Revisit your dotfiles...often.

So, this happened. Today I learned a hard lesson: you should revisit, refine, and clean up your dotfiles on a regular basis. Like maybe more than once a decade, Ian. I definitely make changes on a weekly basis, but there's plenty of stuff in here with which I've taken the set-it-and-forget-it approach. That changes today.

I wanted to deal with some Pyright/Python bullshit

We have these libs at work that use some Python magic to group a bunch of separate libraries into a namespace. For the purposes of this post, I'll call it: prestige.

So we have a lot of imports that look like this:

from prestige.snowflake import SnowflakeClient
from prestige.ioc import Provider
...and so on

But these are actually all published individually from repos to libs like:

  • prestige-service-snowflake-client
  • prestige-service-ioc
  • etc.

Pyright can't figure this out because in your .venv folder, they're in folders that are named by the library, not one big folder /prestige. And I was tired of manually finding module code I wanted to look at, and wanted to be able to just hit gd (go to definition) in my Neovim.

I didn't want this on other computers

This is a work-only problem. I didn't need this config on other computers or in my .dotfiles, so I (along with the robot) made a local config for Pyright that gets conditionally loaded into my main Neovim config.

This was a new file in my dotfiles, so I needed to make sure it was put in the right place. I use rcm to manage my dotfiles. It's a simple tool that just builds symlinks in your home directory, but when you add a new file, you must re-run it to link that file.

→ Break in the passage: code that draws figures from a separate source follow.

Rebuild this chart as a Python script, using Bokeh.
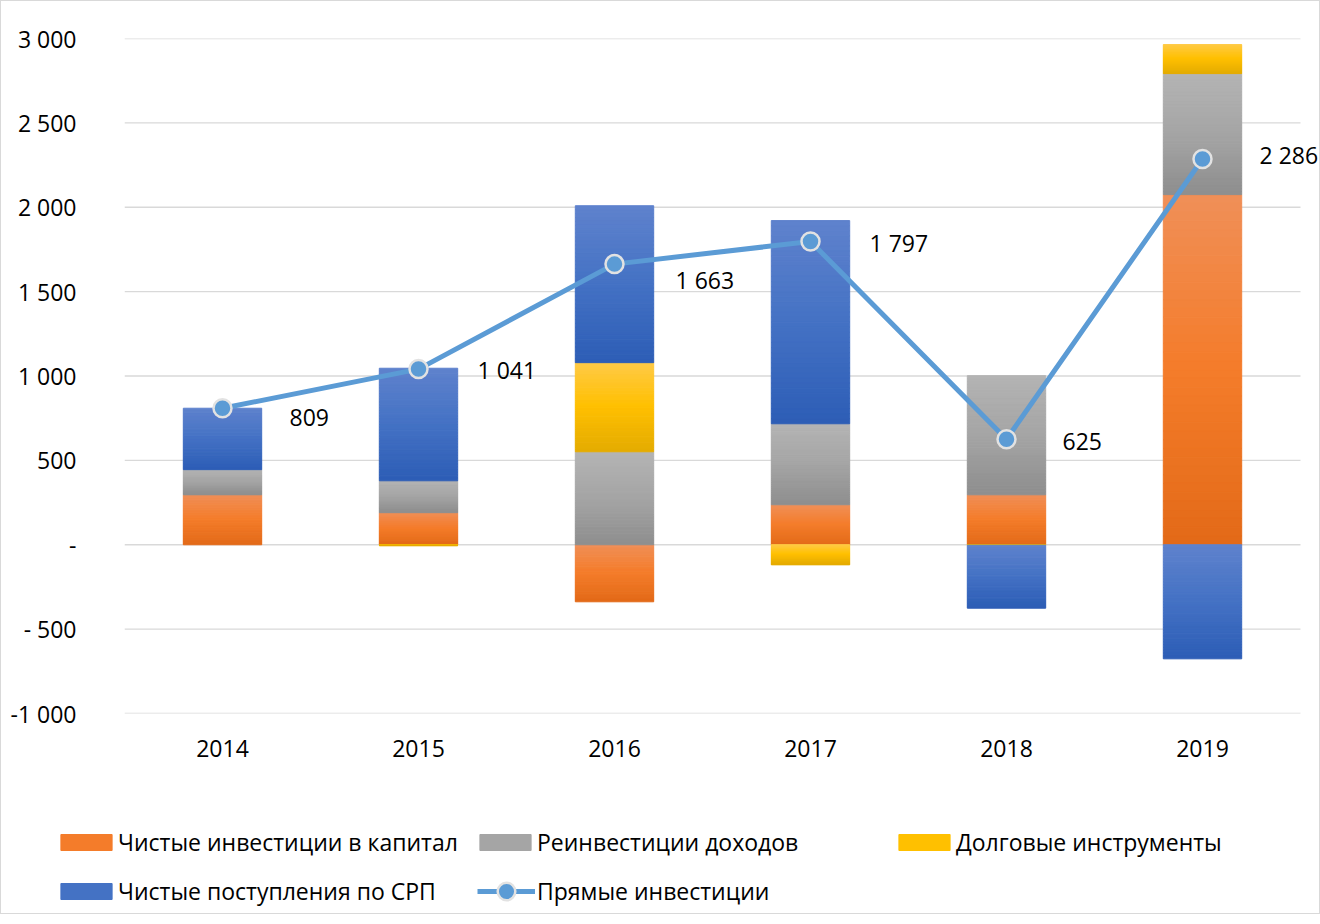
from bokeh.plotting import figure
from bokeh.layouts import column, row
from bokeh.models import (ColumnDataSource, Legend, LegendItem, FixedTicker,
                          CustomJSTickFormatter, Range1d)
from bokeh.core.properties import value
from bokeh.embed import file_html
from bokeh.resources import INLINE

# ---------------- data ----------------
years = ["2014", "2015", "2016", "2017", "2018", "2019"]
equity = [296, 190, -338, 237, 296, 2075]          # Чистые инвестиции в капитал
reinvest = [149, 189, 551, 480, 706, 717]          # Реинвестиции доходов
debt = [0, -5, 528, -119, -3, 172]                 # Долговые инструменты
psa = [364, 667, 930, 1204, -373, -676]            # Чистые поступления по СРП
direct = [809, 1041, 1663, 1797, 625, 2286]        # Прямые инвестиции
y_ticks = [-1000, -500, 0, 500, 1000, 1500, 2000, 2500, 3000]

series_names = ["Чистые инвестиции в капитал", "Реинвестиции доходов",
                "Долговые инструменты", "Чистые поступления по СРП"]
line_name = "Прямые инвестиции"
series_vals = [equity, reinvest, debt, psa]

# gradient stops: top, middle, bottom
grad = [
    ("#f08f58", "#f47c2a", "#e36a18"),
    ("#b4b4b4", "#a5a5a5", "#8e8e8e"),
    ("#ffca48", "#ffc000", "#e4ab00"),
    ("#5f82cd", "#4472c4", "#2d5db6"),
]
mid_colors = [g[1] for g in grad]
LINE_COLOR = "#5b9bd5"
RING_COLOR = "#e2e2e2"

FONT = "Open Sans"
FS = "23px"
BAR_W = 0.4
W = 1318

def hex2rgb(h):
    h = h.lstrip("#")
    return tuple(int(h[i:i + 2], 16) for i in (0, 2, 4))

def lerp(c1, c2, t):
    a, b = hex2rgb(c1), hex2rgb(c2)
    return "#%02x%02x%02x" % tuple(int(round(a[i] + (b[i] - a[i]) * t)) for i in range(3))

def grad_color(stops, t):
    if t <= 0.5:
        return lerp(stops[0], stops[1], t / 0.5)
    return lerp(stops[1], stops[2], (t - 0.5) / 0.5)

xpos = [i + 0.5 for i in range(len(years))]
n_cat = len(years)

# ---------------- main chart ----------------
p = figure(x_range=Range1d(0, n_cat + 19 / 196), y_range=Range1d(-1000, 3000),
           width=W, height=780, output_backend="svg", toolbar_location=None,
           min_border_left=123, min_border_right=0, min_border_top=37, min_border_bottom=68)
p.outline_line_color = None
p.background_fill_color = "white"
p.border_fill_color = "white"

p.xgrid.grid_line_color = None
p.ygrid.grid_line_color = None
p.segment(x0=[0] * len(y_ticks), x1=[n_cat] * len(y_ticks), y0=y_ticks, y1=y_ticks,
          line_color="#d9d9d9", line_width=1.3, level="underlay")

p.yaxis.ticker = FixedTicker(ticks=y_ticks)
p.yaxis.formatter = CustomJSTickFormatter(code="""
    const v = Math.round(tick);
    if (v === 0) return "-";
    const a = Math.abs(v);
    const s = a.toString().replace(/\\B(?=(\\d{3})+(?!\\d))/g, " ");
    if (v < 0) return (a < 1000 ? "- " : "-") + s;
    return s;
""")
p.xaxis.ticker = FixedTicker(ticks=xpos)
p.xaxis.major_label_overrides = {x: y for x, y in zip(xpos, years)}
for ax in (p.xaxis, p.yaxis):
    ax.axis_line_color = None
    ax.major_tick_line_color = None
    ax.minor_tick_line_color = None
    ax.major_label_text_font = FONT
    ax.major_label_text_font_size = FS
    ax.major_label_text_color = "#000000"
p.yaxis.major_label_standoff = 42
p.xaxis.major_label_standoff = 20

# stacked bars with vertical gradient
N = 40
xs, tops, bots, cols = [], [], [], []
for i in range(n_cat):
    pos, neg = 0.0, 0.0
    for s, vals in enumerate(series_vals):
        v = vals[i]
        if v == 0:
            continue
        if v > 0:
            b, t = pos, pos + v
            pos = t
        else:
            t, b = neg, neg + v
            neg = b
        h = t - b
        for k in range(N):
            xs.append(xpos[i])
            tops.append(t - h * k / N)
            bots.append(t - h * (k + 1) / N)
            cols.append(grad_color(grad[s], (k + 0.5) / N))

bar_src = ColumnDataSource(dict(x=xs, top=tops, bottom=bots, color=cols))
p.vbar(x="x", top="top", bottom="bottom", width=BAR_W, source=bar_src,
       fill_color="color", line_color="color", line_width=1)

labels = [f"{v:,}".replace(",", " ") for v in direct]
line_src = ColumnDataSource(dict(x=xpos, y=direct, lbl=labels))
p.line(x="x", y="y", source=line_src, line_color=LINE_COLOR, line_width=5)
p.scatter(x="x", y="y", source=line_src, size=18, marker="circle",
          fill_color=LINE_COLOR, line_color=RING_COLOR, line_width=2.5)

dx = [67, 59, 61, 59, 56, 57]
dy = [9, 1, 16, 1, 2, -4]
for i in range(n_cat):
    src = ColumnDataSource(dict(x=[xpos[i]], y=[direct[i]], t=[labels[i]]))
    p.text(x="x", y="y", text="t", source=src, x_offset=dx[i], y_offset=dy[i],
           text_font=value(FONT), text_font_size=FS, text_color="#000000",
           text_align="left", text_baseline="middle")

# ---------------- legend strip ----------------
lg = figure(x_range=Range1d(0, 1), y_range=Range1d(0, 1), width=W, height=132,
            output_backend="svg", toolbar_location=None,
            x_axis_location=None, y_axis_location=None,
            min_border_left=0, min_border_right=0, min_border_top=0, min_border_bottom=0)
lg.grid.visible = False
lg.outline_line_color = None

# proxy renderers lie outside the visible range; they only feed the legends
OFF = -5
proxies = []
for c in mid_colors:
    proxies.append(lg.vbar(x=[OFF], top=[OFF], bottom=[OFF - 1], width=BAR_W,
                           fill_color=c, line_color=c))
ln = lg.line(x=[OFF, OFF - 1], y=[OFF, OFF], line_color=LINE_COLOR, line_width=5)
sc = lg.scatter(x=[OFF], y=[OFF], size=18, marker="circle", fill_color=LINE_COLOR,
                line_color=RING_COLOR, line_width=2.5)

items = {name: LegendItem(label=name, renderers=[r]) for name, r in zip(series_names, proxies)}
items[line_name] = LegendItem(label=line_name, renderers=[ln, sc])

common = dict(padding=0, margin=0, border_line_color=None, background_fill_alpha=0,
              label_text_font=FONT, label_text_font_size=FS, label_text_color="#000000",
              label_height=34)

leg_row1 = Legend(items=[items[series_names[0]], items[series_names[1]], items[series_names[2]]],
                  orientation="horizontal", location=(53, 54),
                  glyph_width=64, glyph_height=20, label_standoff=0,
                  label_width=345, spacing=10, **common)
leg_row2a = Legend(items=[items[series_names[3]]], location=(53, 5),
                   glyph_width=64, glyph_height=20, label_standoff=0,
                   label_width=345, spacing=10, **common)
leg_row2b = Legend(items=[items[line_name]], location=(476, 0),
                   glyph_width=58, glyph_height=44, label_standoff=2,
                   label_width=300, spacing=10, **common)
for L in (leg_row1, leg_row2a, leg_row2b):
    lg.add_layout(L, "center")

layout = column(p, row(lg), spacing=0, styles={"border": "1px solid #d9d9d9"})
open("out.html", "w").write(file_html(layout, INLINE))
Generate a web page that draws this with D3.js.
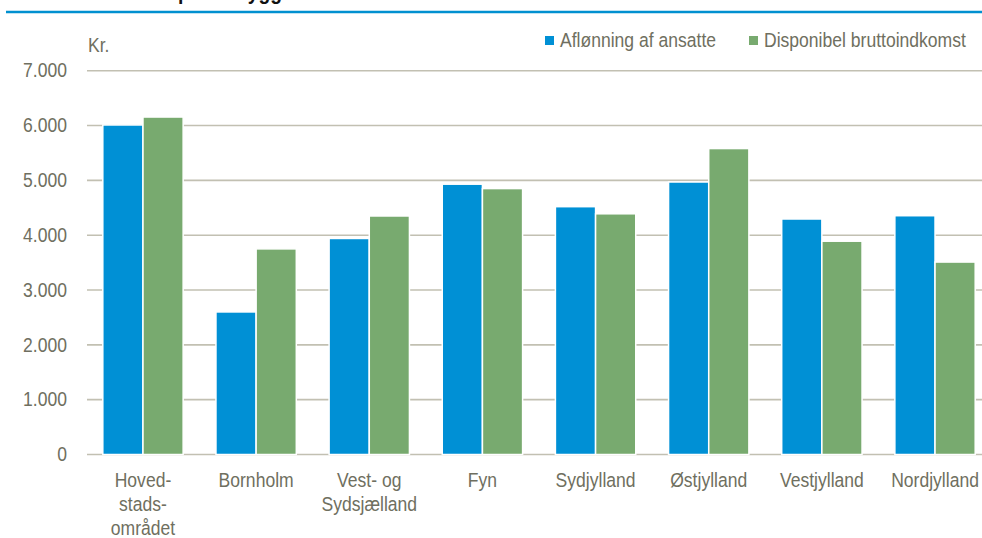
<!DOCTYPE html>
<html>
<head>
<meta charset="utf-8">
<script src="https://cdn.jsdelivr.net/npm/d3@7"></script>
<style>
  body{margin:0;background:#fff;}
  text{font-family:"Liberation Sans",Arial,sans-serif;}
</style>
</head>
<body>
<div id="chart"></div>
<script>
var regions=['Hoved-|stads-|området','Bornholm','Vest- og|Sydsjælland','Fyn','Sydjylland','Østjylland','Vestjylland','Nordjylland'];
var seriesNames=['Aflønning af ansatte','Disponibel bruttoindkomst'];
var aflonning=[6010,2600,3940,4930,4520,4970,4295,4355];
var disponibel=[6155,3750,4350,4850,4390,5580,3890,3510];
var yTicks=[0,1000,2000,3000,4000,5000,6000,7000];

var color_blue='#0090d5';
var color_green='#78aa6f';
var text_color='#6f6f60';
var grid_color='#c2c0b2';
var fontSize=19.5;
var squeeze=0.9; // the chart's font is a bit narrow

var width=982, height=538;

var svg=d3.select('#chart').append('svg')
  .attr('width',width)
  .attr('height',height);

// narrow the text horizontally around its own x
function narrow(sel){
  sel.each(function(){
    var t=d3.select(this);
    var x0=+t.attr('x')||0;
    t.attr('transform','translate('+x0+',0) scale('+squeeze+',1) translate('+(-x0)+',0)');
  });
}

// cut-off title at the top
svg.append('text')
  .attr('x',178).attr('y',-1)
  .attr('font-size',21.5).attr('font-weight','bold')
  .attr('fill','#111')
  .text('pr. indbygger')
  .call(narrow);

svg.append('line')
  .attr('x1',6).attr('x2',width)
  .attr('y1',12).attr('y2',12)
  .attr('stroke','#0090d0')
  .attr('stroke-width',2.5);

var y=d3.scaleLinear().domain([0,7000]).range([454.5,70.7]);
var x=d3.scaleBand().domain(d3.range(regions.length)).range([86.4,991.6])
  .paddingInner(0.29).paddingOuter(0.145);
var xs=d3.scaleBand().domain([0,1]).range([0,x.bandwidth()]).padding(0.0);

var fmt=function(v){return d3.format(',')(v).replace(/,/g,'.');};

// gridlines
svg.append('g').selectAll('line')
  .data(yTicks)
  .enter()
  .append('line')
  .attr('x1',87).attr('x2',width)
  .attr('y1',function(d){return y(d);})
  .attr('y2',function(d){return y(d);})
  .attr('stroke',grid_color)
  .attr('stroke-width',1.6);

var yAxis=d3.axisLeft(y).tickValues(yTicks).tickSize(0).tickPadding(0).tickFormat(fmt);
var ya=svg.append('g').attr('transform','translate(67,0)').call(yAxis);
ya.select('.domain').remove();
ya.selectAll('text').attr('font-size',fontSize).attr('fill',text_color)
  .attr('font-family','"Liberation Sans",Arial,sans-serif')
  .call(narrow);

svg.append('text')
  .attr('x',88).attr('y',52)
  .attr('font-size',fontSize).attr('fill',text_color)
  .text('Kr.')
  .call(narrow);

// bars
var data=regions.map(function(r,i){return [aflonning[i],disponibel[i]];});
var colors=[color_blue,color_green];
var groups=svg.append('g').selectAll('g')
  .data(data)
  .enter()
  .append('g')
  .attr('transform',function(d,i){return 'translate('+x(i)+',0)';});
groups.selectAll('rect')
  .data(function(d){return d;})
  .enter()
  .append('rect')
  .attr('x',function(d,j){return xs(j);})
  .attr('width',xs.bandwidth())
  .attr('y',function(d){return y(d);})
  .attr('height',function(d){return y(0)-y(d);})
  .attr('fill',function(d,j){return colors[j];})
  .attr('stroke','white')
  .attr('stroke-width',1.5);

// x labels
var xl=svg.append('g').selectAll('text')
  .data(regions)
  .enter()
  .append('text')
  .attr('x',function(d,i){return x(i)+x.bandwidth()/2;})
  .attr('y',487)
  .attr('text-anchor','middle')
  .attr('font-size',fontSize)
  .attr('fill',text_color);
xl.each(function(d){
  var t=d3.select(this);
  d.split('|').forEach(function(part,k){
    t.append('tspan')
      .attr('x',t.attr('x'))
      .attr('dy',k==0?0:24)
      .text(part);
  });
});
xl.call(narrow);

// legend
var legendX=[545,749];
seriesNames.forEach(function(name,i){
  svg.append('rect')
    .attr('x',legendX[i]).attr('y',36)
    .attr('width',9).attr('height',9)
    .attr('fill',colors[i]);
  svg.append('text')
    .attr('x',legendX[i]+15).attr('y',47)
    .attr('font-size',fontSize).attr('fill',text_color)
    .text(name)
    .call(narrow);
});
</script>
</body>
</html>
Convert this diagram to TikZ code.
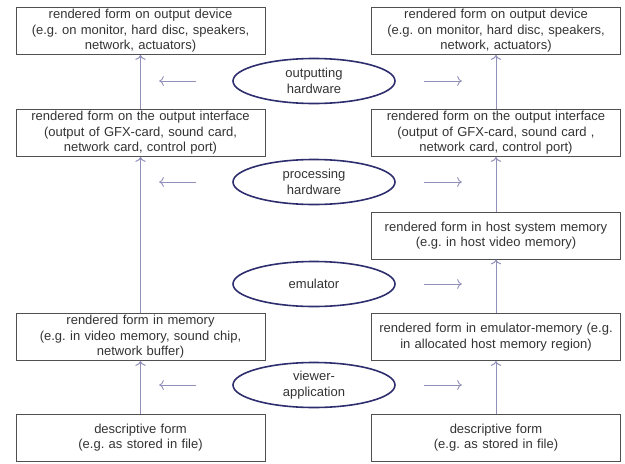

I added these changes and ran rcup like I always do...

...and it just sat there and nothing happened. So, off I went with the robot to try and figure out what the hell was going on.

The robot immediately pointed at my fonts folder, which is a submodule of powerline fonts I have. Why? I dunno, I pretty much never use them. I've been ride-or-die with Victor Mono for quite some time. Should probably just remove that folder, but fine, robot. It wasn't in my SYMLINK_DIRS, so I added it.

Same issue.

Now it's suggesting that there's a 2nd stale rcup running and I need to kill it. Nope, checked ps aux | rg rcup... nuthin'. That didn't sound likely, anyway.

Next, it started checking what rcm thinks it should be managing with a RCRC=/Users/ian.fosbery/.dotfiles/.rcrc lsrc -F. The output looked reasonable and matched what it should be.

Getting impatient, I explicitly told it that I thought it was pi-related. I ran an rcup command, let it hang, and told the robot to look there. At this point, it started doing some crazy perl, lsof, grep kung-fu and saw that the current working directory was inside of the node_modules of pi. WAT?

  1. Verified it shouldn't be doing that with:
λ RCRC=/Users/ian.fosbery/.dotfiles/.rcrc lsrc -F | rg '\.pi'
/Users/ian.fosbery/.pi:/Users/ian.fosbery/.dotfiles/pi:$
  1. It told me to try using env RCRC=..., which I knew I shouldn't have to
  2. ...it works. WAT?

I use the Fish shell, so when I run commands and need an environment variable, I can just prefix it with SOME_ENV_FILE=blah my_command. I do this daily for various tasks.

I also recently started using pi and have a new ~/.pi folder with some settings and some homegrown extensions to make it my own, as Mario suggested. That's really all that's changed recently.

So my hunch is it's something there, but what could it be? Wait, how do I ask fish what a command actually is...?

λ type -a rcup
rcup is a function with definition
# Defined via `source`
function rcup --description 'alias rcup=env RCRC=~/.dotfiles/.rcrc rcup'
env RCRC=~/.dotfiles/.rcrc rcup $argv
end
rcup is /opt/homebrew/bin/rcup

Shit.

At some point, I aliased rcup to override the command and force the env RCRC=~/.dotfiles/.rcrc prefix. Setting aside that this is a bad idea to begin with, this is a problem because I know that you can't use ~—you have to use the absolute path for it to work correctly. I even wrote it in my README to remind myself. So, when the hell did I do this?

λ git blame config/fish/config.fish
...
...
...
7c4d0d41 (Ian Fosbery 2017-02-13 10:41:57 -0500 46) alias rcup="env RCRC=~/.dotfiles/.rcrc rcup"

Twenty-freakin'-seventeen. Cool. How has this ever worked correctly? sigh. Probably hasn't. :facepalm:

Moral of the story

Revisit your dotfiles and clean up old unused or obsolete things. And also dumb mistakes. And do it more than once a decade.